The only rate that is in question is the hourly rate charged by both Fixed Wing and Rotary Wing aircraft. The only charges applicable is when said a/c takes-off and returns for it's final landing.

Manufacturers have stated that there is no STRESS on any a/c idling on the ground or taxing. 

Air Time (Stress Time) is the only time to be entered in the Technical Log.

As I have stated before operators have control of "Air Time" which becomes a cost factor in relation to the life of the a/c and the components attached.

When doing an Audit its easy to confirm the invoiced hours against the Tech Log entry are the same.

Flight Time is only applicable to aircrew and has nothing to do with overhaul or life of the aircraft or components.

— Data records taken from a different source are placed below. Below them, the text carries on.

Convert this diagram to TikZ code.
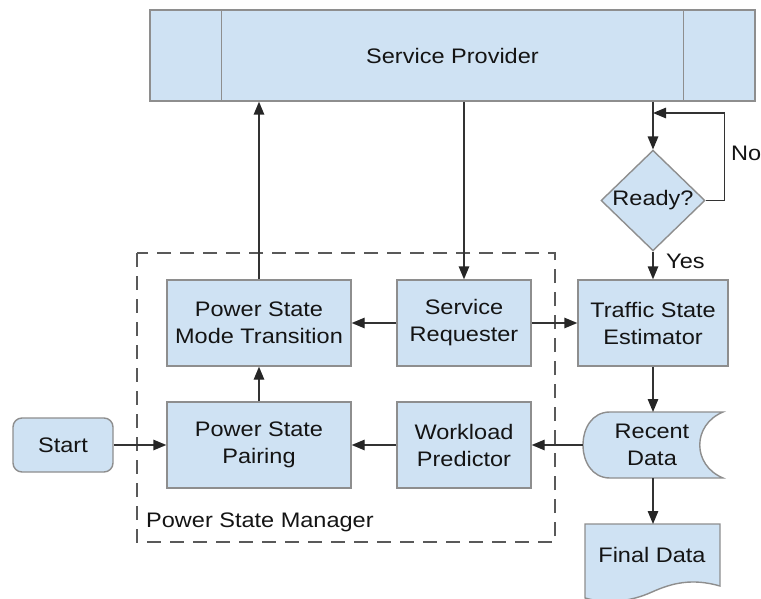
\documentclass[tikz,border=0pt]{standalone}
\usepackage{fontspec}
\setmainfont{Liberation Sans}[FakeStretch=1.12]
\usetikzlibrary{arrows.meta,shapes.geometric,calc}
\definecolor{boxfill}{HTML}{CFE2F3}
\definecolor{boxedge}{HTML}{8E8E8E}
\definecolor{linkcol}{HTML}{333333}
\definecolor{txtcol}{HTML}{141414}
\tikzset{
  every node/.style={text=txtcol,font=\fontsize{21}{27}\selectfont},
  procbox/.style={draw=boxedge,fill=boxfill,line width=1.4pt,inner sep=0pt,align=center},
  shapeline/.style={draw=boxedge,fill=boxfill,line width=1.4pt},
  plain/.style={inner sep=0pt,align=center},
  arr/.style={draw=linkcol,line width=1.4pt,-{Triangle[length=13pt,width=10.5pt,color=black!85]}},
  grouping/.style={draw=black!65,line width=1.4pt,dash pattern=on 14pt off 9pt}
}
\begin{document}
\begin{tikzpicture}[x=1pt,y=-1pt]
\useasboundingbox (0,0) rectangle (761,599);

% service provider bar with its two side panels
\node[procbox,minimum width=605pt,minimum height=91pt] (sp) at (452.5,55.5) {Service Provider};
\draw[boxedge,line width=1.4pt] ([xshift=72pt]sp.north west) -- ([xshift=72pt]sp.south west);
\draw[boxedge,line width=1.4pt] ([xshift=-72pt]sp.north east) -- ([xshift=-72pt]sp.south east);

% power state manager group
\draw[grouping] (137,253) rectangle (555,542);
\node[plain,anchor=west] (psmlabel) at (146,522) {Power State Manager};

% process boxes
\node[procbox,minimum width=184pt,minimum height=86pt] (psmt) at (259,323) {Power State\\Mode Transition};
\node[procbox,minimum width=134pt,minimum height=86pt] (sr) at (464,323) {Service\\Requester};
\node[procbox,minimum width=150pt,minimum height=86pt] (tse) at (653,323) {Traffic State\\Estimator};
\node[procbox,minimum width=184pt,minimum height=86pt] (psp) at (259,445) {Power State\\Pairing};
\node[procbox,minimum width=134pt,minimum height=86pt] (wp) at (464,445) {Workload\\Predictor};
\node[procbox,rounded corners=9pt,minimum width=100pt,minimum height=54pt] (start) at (63,445) {Start};

% decision
\node[shapeline,diamond,inner sep=0pt,minimum width=104pt,minimum height=97pt] (dia) at (653,200.5) {Ready?};

% stored data shape
\draw[shapeline] (610,412) -- (723,412)
  .. controls (692,425) and (692,465) .. (723,478)
  -- (610,478)
  .. controls (574,478) and (574,412) .. (610,412) -- cycle;
\node[plain] (rd) at (652,445) {Recent\\Data};
\coordinate (rdn) at (653,412);
\coordinate (rds) at (653,478);
\coordinate (rdw) at (583,445);

% document shape
\draw[shapeline] (585,524) -- (720,524) -- (720,586)
  .. controls (692,578) and (672,583) .. (652,592)
  .. controls (630,602) and (606,604) .. (585,598) -- cycle;
\node[plain] (fd) at (652,555) {Final Data};
\coordinate (fdn) at (653,524);

% connectors
\draw[arr] (psmt.north) -- (sp.south -| psmt.north);
\draw[arr] (sp.south -| sr.north) -- (sr.north);
\draw[arr] (sp.south -| dia.north) -- (dia.north);
\coordinate (loopin) at (653,113);
\draw[arr] (dia.east) -- ++(19,0) |- (loopin);
\node[plain,anchor=west] (nolabel) at (731,153) {No};
\draw[arr] (dia.south) -- (tse.north);
\node[plain,anchor=west] (yeslabel) at (666,261) {Yes};
\draw[arr] (sr.west) -- (psmt.east);
\draw[arr] (sr.east) -- (tse.west);
\draw[arr] (psp.north) -- (psmt.south);
\draw[arr] (wp.west) -- (psp.east);
\draw[arr] (rdw) -- (wp.east);
\draw[arr] (start.east) -- (psp.west);
\draw[arr] (tse.south) -- (rdn);
\draw[arr] (rds) -- (fdn);
\end{tikzpicture}
\end{document}
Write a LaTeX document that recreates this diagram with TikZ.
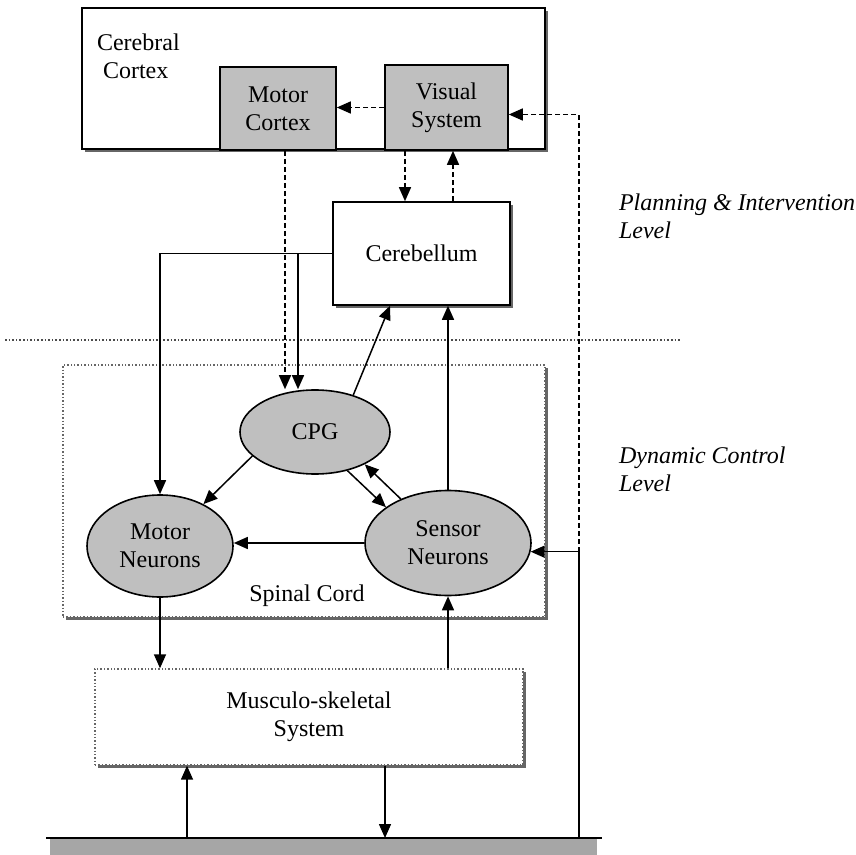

When I was Audting on behalf of PWGSC (after completing a Transport Canada Audit Course) I visited just about every opertor in Canada doing business on a contracting basis with the Feds.

I also worked with Export Development Corporation and USAF Audit Team from Scott Airforce Base, auditing all Canadian Airlines doing business transporting American contractors or personnel.

One thing the USAF taught me was if they were not happy a company, they were put on notice and not used. In actual  fact one company was put on notice after they had been visited by Transport Audit from Moncton two days prior to our arrival. Needless to say they were slightly embarrased, when I informed them of our findings.   

The whole system of Transport Civil Aviation needs a complete overhaul and get some people in there that care about avaition and not writing a two page memo on something that can be said in a paragraph.